Of course the studio, who opposed the very concept, is now enthused with it, drumming up press as a publicist explains that Sullivan will hand out a thousand dollars to tramps, five bucks a pop. It's here that his reality check kicks in, because the fourth voyage isn't one of his choosing. The very same bum that stole his boots follows him into a train yard and slugs him over the head, thus sparking a surreal journey into the dark side: a horrible death on the train tracks, a Kafka-esque nightmare of a courtroom, a brutal prison drama in the deepsouth. There are a number of amazing scenes here, the most powerful being one in a southern church, where the prisoners watch a Disney cartoon called Playful Pluto and Sullivan learns once more about the power of human laughter. Of course he still doesn't get the point, because the experience only flips him back from utter seriousness to fluffy frivolity because in Hollywood that's all there is.

What Sturges does in this scene is truly amazing because while it's a demonstration of the flaws of the Hollywood system, using Sullivan as an object lesson, it's also a demonstration of just how possible it is to change. This church is a black church and it offers us a serious counterpoint to the early scene with the token black character in a slapstick comedy.

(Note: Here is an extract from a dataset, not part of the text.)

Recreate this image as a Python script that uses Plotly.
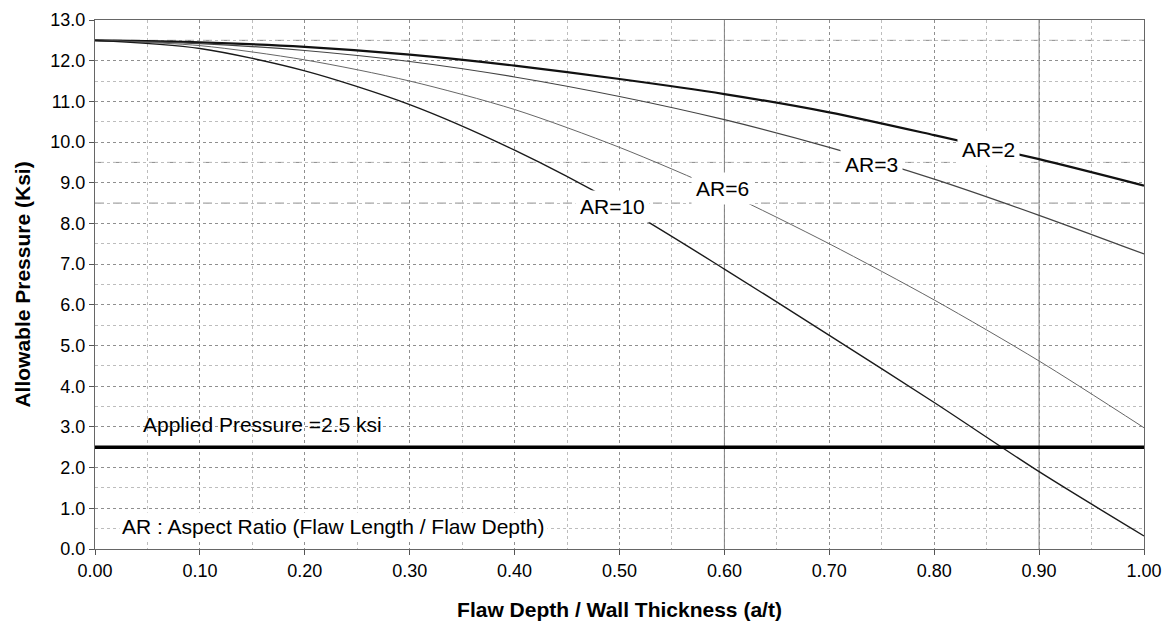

Just as that reverses the usual take on race by putting a black man in whiteface, this scene shows us a whole slew of black characters with complete dignity, something Hollywood seemed utterly unable or unwilling to do. 'We's all equal in the sight of God,' the preacher tells his flock, talking about those less fortunate than them, in other words the white 'guests' who are going to take up the first three pews. Walter White, the Secretary of the NAACP, wrote to Sturges congratulating and thanking him for this sequence because of the 'dignified and decent treatment of Negroes in this scene.'

Sadly, the message wasn't particularly acknowledged. Most viewers and even some critics saw it in overly simplistic terms, that with war on the horizon people just wanted an excuse to laugh. Those who did realise the true depth of this film lauded it to high heaven. The National Board of Review nominated it as the best film of the year and it has been described by Hal Erickson as 'one of the finest movies about movies ever made'. Nowadays it crops up quite a bit in popular culture, usually as an unexpected gem, a film that you probably haven't heard of but that might just change your life. Joel and Ethan Coen, acknowledged fans of Preston Sturges, even went as far as to actually make O Brother, Where Art Thou?, the statement on the human condition that Sullivan gave up on. They of course had the one benefit that he didn't have: they saw Sullivan's Travels. It's easy to read the Coens' film as what Sullivan could have made had he seen this one.